Since the beginning of the semiconductor industry, we have relied on a doubling of transistor count per unit area every 18 months as a way to increase performance and functionality of devices. Since 28nm, this has broken. As such, designers now need to find new ways to continue increasing performance.
Using the analogy of the internal combustion engine, for decades it was fine to have the fuel consumption and emissions that they had as the innovation was limited. Improvements to cars focused around adding features, adding things which made the car a nicer place to be. People bought new cars because they wanted the latest features. Then oil prices started going up, we became aware of the environmental impact, and with this innovation aimed at improving the efficiency of the engine. The result is quite astounding, the modern car engine delivers more power whilst consuming less fuel and emitting less harmful gasses.
The semiconductor industry is now in the position where it has to do the same. We can no longer rely on adding more transistors to make a better, faster, chip. The customer still wants their new computer, phone, or tablet, to be faster and have more storage than their old one.

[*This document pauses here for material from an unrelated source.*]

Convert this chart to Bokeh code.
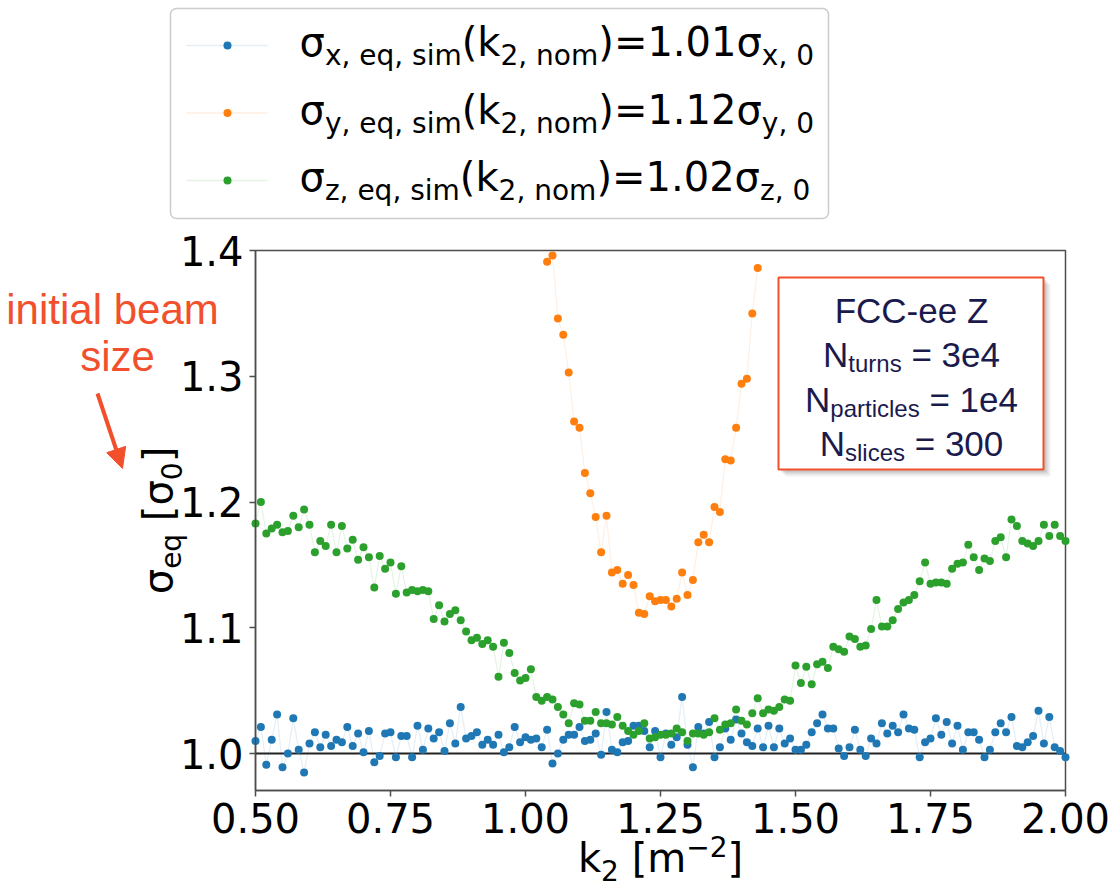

One technique being deployed to provide the improvement is device optimisation. By being aware of a devices thermal and voltage environment and understanding where a given device is within the ever increasing sphere of device variation, allows the system architects and circuit designers to get more from a given piece of silicon. With the increase as well in the cost of advanced nodes, this is becoming even more important to ensure every last drop of performance is extracted from a die.